Once we’d had our fill of the views, we walked down the trail and onto the Falls Trail. This trail was laid out evenly and provided an accessible walkway into the canyon and to the falls. We admired the falls from the walkway and then walked down the stairs to get closer to the base of the falls. The spraying water and the thundering sounds added a mystical quality to the scene. As we walked back, we noticed signs indicating that the canyon walls were the summer homes of the rare Black Swift birds. Unfortunately, we didn’t see any at the time of our visit.

Box Canon Waterfalls
Box Canon Waterfalls

Back in town, we first stopped to enjoy a good lunch. A friend had recommended Thai Chili restaurant. We found a parking spot just across from the restaurant and walked over to check the menu. While we were among the first to show up for lunch, the restaurant had a steady stream of customers and was nearly full by the time we left. We had noodles, Panang curry, and fried rice. All the dishes were flavorful, and portions were good sized.

Next, we strolled along Main Street to walk off our good lunch. The street was less active than in Telluride, and we enjoyed the peace and freedom from crowds. Our next destination was Mouse’s chocolates and coffee. While they are famous for their chocolates, we were there to try their renowned scrap cookies. Per their website, the scrap cookies are made from “buttery sugar cookie dough mixed with scraps from our chocolate making. Bits of chocolates, toffee, nuts, and random goodness. Then baked to perfection”.

Main Street, Ouray
Main Street, Ouray

We bought an assortment of chocolates and some scrap cookies for later use, settled down to enjoy coffee (for us), and an Oreo Monster shake for Sonny JJ. The laid-back atmosphere just soaked into our bones as we chatted away a while. After a time, we walked back to the car and checked our map to access Cascade Falls, located on the east side of town.

The Cascade Falls trailhead is easily accessible from the parking lot at the end of 8th Avenue. There is a quarter-mile hike to the waterfalls, and it’s “moderately steep and rugged,” as the sign at the entrance states. But very doable. There is a small shelter en route to the falls. Much like the Box Canon trail, the Cascade Falls trails also meets the Perimeter Trail for those who want to hike it.

Cascade Falls is the lowest in a series of seven falls Cascade Creek creates on its way down from Cascade Mountain. Watching the Falls from close-up was wonderful as it fell from its great height, and the spray flew over the surrounding rocks. Most visitors ventured closer to the falls, climbing onto the large rocks near its base to get photos. Others climbed the rocky incline to the side of the falls, which looked like an area leftover from the mining days. We were content to sit and watch the water plunge down the rocks. While visiting new places, our days can become hectic.
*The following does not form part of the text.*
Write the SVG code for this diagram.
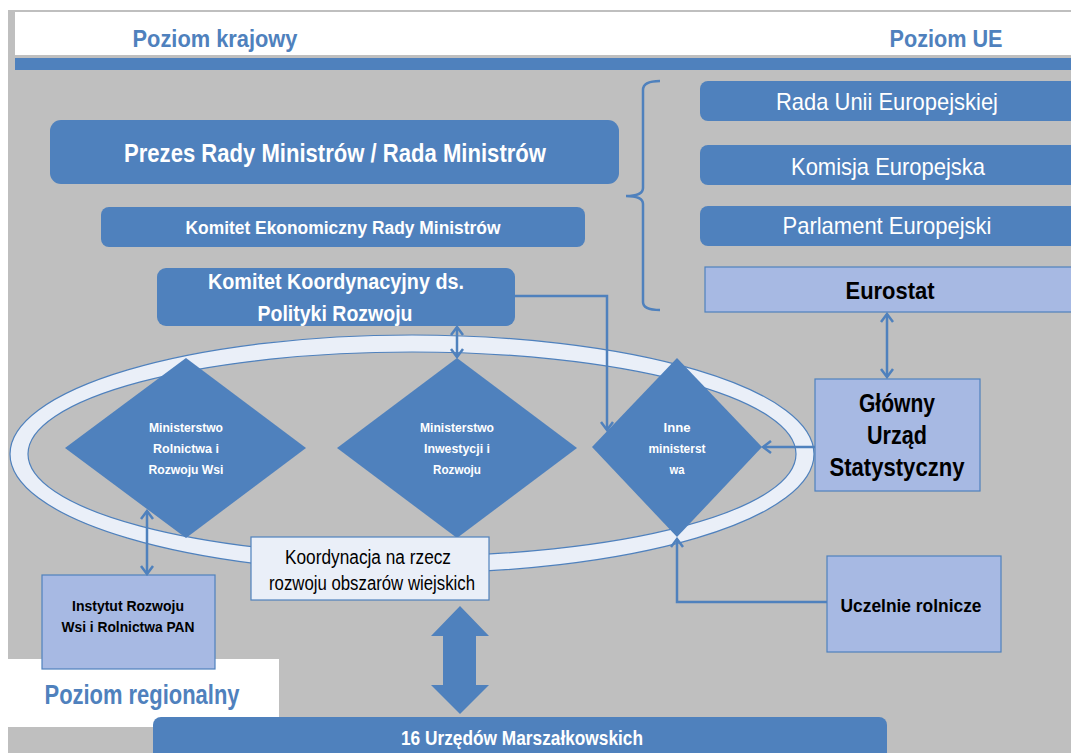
<svg xmlns="http://www.w3.org/2000/svg" width="1071" height="753" viewBox="0 0 1071 753">
  <style>
    .blue { fill: #4F81BD; }
    .light { fill: #A7B9E3; stroke: #4F81BD; stroke-width: 1.2; }
    .pale { fill: #EAEFF8; stroke: #4F81BD; stroke-width: 1.2; }
    text { font-family: "Liberation Sans Narrow", "Arial Narrow", "Liberation Sans", Arial, sans-serif; text-anchor: middle; }
    .wb { font-weight: bold; fill: #FFFFFF; }
    .wr { fill: #FFFFFF; }
    .kb { font-weight: bold; fill: #000000; }
    .kr { fill: #000000; }
    .head { font-weight: bold; fill: #4F81BD; }
    .line { fill: none; stroke: #4F81BD; stroke-width: 2.5; }
  </style>
  <defs>
    <marker id="open" markerUnits="userSpaceOnUse" viewBox="-12 -10 14 20" markerWidth="14" markerHeight="20" refX="0" refY="0" orient="auto-start-reverse">
      <path d="M-8,-6 L0,0 L-8,6" fill="none" stroke="#4F81BD" stroke-width="2.5" stroke-linejoin="miter"/>
    </marker>
  </defs>

  <!-- page and panels -->
  <rect x="0" y="0" width="1071" height="753" fill="#FFFFFF"/>
  <rect x="8" y="10" width="1063" height="743" fill="#BFBFBF"/>
  <rect x="15" y="12" width="1056" height="43" fill="#FFFFFF"/>
  <rect x="15" y="58" width="1056" height="12" class="blue"/>
  <rect x="0" y="659" width="279" height="68" fill="#FFFFFF"/>

  <!-- level headings -->
  <text class="head" x="215" y="47" font-size="24" textLength="165" lengthAdjust="spacingAndGlyphs">Poziom krajowy</text>
  <text class="head" x="946" y="47" font-size="24" textLength="113" lengthAdjust="spacingAndGlyphs">Poziom UE</text>
  <text class="head" x="142" y="704" font-size="27" textLength="195" lengthAdjust="spacingAndGlyphs">Poziom regionalny</text>

  <!-- coordination ring -->
  <g id="ring">
    <path fill-rule="evenodd" fill="#EAEFF8" stroke="#4F81BD" stroke-width="1.2"
      d="M10,454 A402,119 0 1,0 814,454 A402,119 0 1,0 10,454 Z M28,454 A384,102 0 1,0 796,454 A384,102 0 1,0 28,454 Z"/>
  </g>

  <!-- national level -->
  <g id="prezes">
    <rect x="50" y="120" width="569" height="64" rx="11" class="blue"/>
    <text class="wb" x="335" y="162" font-size="26" textLength="422" lengthAdjust="spacingAndGlyphs">Prezes Rady Ministrów / Rada Ministrów</text>
  </g>
  <g id="komitet-ekonomiczny">
    <rect x="101" y="207" width="484" height="40" rx="8" class="blue"/>
    <text class="wb" x="343" y="234" font-size="18" textLength="315" lengthAdjust="spacingAndGlyphs">Komitet Ekonomiczny Rady Ministrów</text>
  </g>
  <g id="komitet-koordynacyjny">
    <rect x="157" y="268" width="358" height="58" rx="9" class="blue"/>
    <text class="wb" x="336" y="289" font-size="22" textLength="256" lengthAdjust="spacingAndGlyphs">Komitet Koordynacyjny ds.</text>
    <text class="wb" x="335" y="321" font-size="22" textLength="155" lengthAdjust="spacingAndGlyphs">Polityki Rozwoju</text>
  </g>

  <!-- ministries -->
  <g id="min-rolnictwa">
    <polygon points="186,358 306,448 186,538 65,448" class="blue"/>
    <text class="wb" x="186" y="432" font-size="13" textLength="74" lengthAdjust="spacingAndGlyphs">Ministerstwo</text>
    <text class="wb" x="186" y="453" font-size="13" textLength="66" lengthAdjust="spacingAndGlyphs">Rolnictwa i</text>
    <text class="wb" x="186" y="474" font-size="13" textLength="75" lengthAdjust="spacingAndGlyphs">Rozwoju Wsi</text>
  </g>
  <g id="min-inwestycji">
    <polygon points="457,358 577,448 457,538 337,448" class="blue"/>
    <text class="wb" x="457" y="432" font-size="13" textLength="74" lengthAdjust="spacingAndGlyphs">Ministerstwo</text>
    <text class="wb" x="457" y="453" font-size="13" textLength="66" lengthAdjust="spacingAndGlyphs">Inwestycji i</text>
    <text class="wb" x="457" y="474" font-size="13" textLength="48" lengthAdjust="spacingAndGlyphs">Rozwoju</text>
  </g>
  <g id="inne-ministerstwa">
    <polygon points="677,358 762,447 677,537 592,447" class="blue"/>
    <text class="wb" x="677" y="432" font-size="13" textLength="27" lengthAdjust="spacingAndGlyphs">Inne</text>
    <text class="wb" x="677" y="453" font-size="13" textLength="57" lengthAdjust="spacingAndGlyphs">ministerst</text>
    <text class="wb" x="677" y="474" font-size="13" textLength="15" lengthAdjust="spacingAndGlyphs">wa</text>
  </g>

  <g id="koordynacja">
    <rect x="251" y="537" width="238" height="63" class="pale"/>
    <text class="kr" x="368" y="564" font-size="20" textLength="166" lengthAdjust="spacingAndGlyphs">Koordynacja na rzecz</text>
    <text class="kr" x="372" y="590" font-size="20" textLength="206" lengthAdjust="spacingAndGlyphs">rozwoju obszarów wiejskich</text>
  </g>

  <g id="instytut">
    <rect x="42" y="575" width="173" height="94" class="light"/>
    <text class="kb" x="128" y="611" font-size="15" textLength="112" lengthAdjust="spacingAndGlyphs">Instytut Rozwoju</text>
    <text class="kb" x="128" y="632" font-size="15" textLength="133" lengthAdjust="spacingAndGlyphs">Wsi i Rolnictwa PAN</text>
  </g>

  <g id="uczelnie">
    <rect x="827" y="556" width="174" height="96" class="light"/>
    <text class="kb" x="911" y="612" font-size="19" textLength="141" lengthAdjust="spacingAndGlyphs">Uczelnie rolnicze</text>
  </g>

  <g id="gus">
    <rect x="815" y="379" width="165" height="112" class="light"/>
    <text class="kb" x="897" y="412" font-size="26" textLength="76" lengthAdjust="spacingAndGlyphs">Główny</text>
    <text class="kb" x="897" y="444" font-size="26" textLength="60" lengthAdjust="spacingAndGlyphs">Urząd</text>
    <text class="kb" x="897" y="476" font-size="26" textLength="135" lengthAdjust="spacingAndGlyphs">Statystyczny</text>
  </g>

  <!-- EU level -->
  <g id="rada-ue">
    <rect x="700" y="81" width="390" height="40" rx="8" class="blue"/>
    <text class="wr" x="887" y="110" font-size="24" textLength="222" lengthAdjust="spacingAndGlyphs">Rada Unii Europejskiej</text>
  </g>
  <g id="komisja">
    <rect x="700" y="145" width="390" height="40" rx="8" class="blue"/>
    <text class="wr" x="888" y="175" font-size="24" textLength="194" lengthAdjust="spacingAndGlyphs">Komisja Europejska</text>
  </g>
  <g id="parlament">
    <rect x="700" y="206" width="390" height="40" rx="8" class="blue"/>
    <text class="wr" x="887" y="234" font-size="24" textLength="209" lengthAdjust="spacingAndGlyphs">Parlament Europejski</text>
  </g>
  <g id="eurostat">
    <rect x="705" y="267" width="390" height="45" class="light"/>
    <text class="kb" x="890" y="299" font-size="24" textLength="89" lengthAdjust="spacingAndGlyphs">Eurostat</text>
  </g>

  <!-- regional level -->
  <g id="urzedy-marszalkowskie">
    <rect x="153" y="717" width="734" height="60" rx="8" class="blue"/>
    <text class="wb" x="522" y="745" font-size="20" textLength="242" lengthAdjust="spacingAndGlyphs">16 Urzędów Marszałkowskich</text>
  </g>

  <!-- connectors -->
  <g id="connectors">
    <path class="line" d="M660,81 Q643,81 643,90 V188 Q643,196 626,196 Q643,196 643,204 V302 Q643,310 660,310"/>
    <path class="line" d="M515,296 H607 V430" marker-end="url(#open)"/>
    <path class="line" d="M457,327 V357" marker-start="url(#open)" marker-end="url(#open)"/>
    <path class="line" d="M147,511 V574" marker-start="url(#open)" marker-end="url(#open)"/>
    <path class="line" d="M887,314 V377" marker-start="url(#open)" marker-end="url(#open)"/>
    <path class="line" d="M815,447 H763" marker-end="url(#open)"/>
    <path class="line" d="M827,602 H677 V539" marker-end="url(#open)"/>
    <polygon class="blue" points="460,606 489,636 476,636 476,685 489,685 460,714 431,685 443,685 443,636 431,636"/>
  </g>
</svg>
But quiet moments like these make the experience more meaningful and embed many beautiful memories in our brains. Sometimes during a busy workday, these memories come out, bringing a ray of cheerfulness and a secret smile! It’s one of the many ways travel transforms us!

Cascade Falls
Cascade Falls

For a final couple of hours, we drove back to where we started our Ouray visit, the Hot Springs Pool. Owned and operated by the City of Ouray, the pool is fed by geothermally heated mineral water whose temperature is maintained around 104F. One water source for the pool is located close to the Box Canon waterfall and emerges at a whopping 150F. A second source emanates closer to the pool, and that water is around 120F. Coldwater for the lap lanes and activity pool comes from the local Weehawken Spring.

Operational since 1927 and open all year long, the Hot Springs Pool holds 750,000 gallons of mineral water. The pool is divided into several sections, including the adult-only soaking section, family soaking section, activity pool, workout pool, and water slides. What is even more fantastic is the view around the pools. Surrounded by tall mountains, come rain or shine, there is a calming quality to the area.

Once we bought the tickets at the reception, we split up to use the locker rooms provided. The ladies’ section was clean and sufficiently large, with a bank of lockers along one wall. I did not have any change on me, and so I didn’t use them. There were several stalls for changing scattered around the periphery of the room. Further inwards was a set of shower stalls and restrooms. The changing area was empty when I visited.

Changing room at Hot Springs Pool
Changing room at Hot Springs Pool

After changing, I walked to the pool where the boys were waiting, and we walked to the adults-only soaking area. Leaving our belonging on the benches nearby, we eagerly lowered our aching bodies into the hot water. Ah, it felt so wonderfully good! There were massaging jets located along the pool walls, and we took advantage of them. The Pool authorities recommend moving from the hot water to the cooler pools after about 15 minutes to avoid overheating. But we were there for over an hour and spent most of the time in the hot pool. What helped were intermittent episodes of drizzling rain and a drop in the ambient temperature. Neither of which fazed us!

There were children of all ages scattered around the various pools. Lifeguards were on duty and watching. From college kids to seniors swimming laps, adults of all age groups joined us in the pool that day. As the day drew to a close, we reluctantly left the pool to shower, change and head back to our lodge.

Hot Springs Pool
Hot Springs Pool

While we covered all of what we wanted to see and do in Ouray, our one regret was not hiking the 6.5-mile Perimeter trail that rings the city. We saw portions of it at different locations. It starts and ends at the Visitor’s Center but has other egress points to join/ leave the trail. Had we stayed in Ouray, this would have been on our “attempt list,” but it was not feasible with only a day to spend.

Our day trip to Ouray was a mishmash of everything a travel day should bring. A thrilling drive, heartwarming nature, thundering falls, short hikes, good food, lots of history, and a relaxing hot springs pool to end the day! I couldn’t have asked for more!!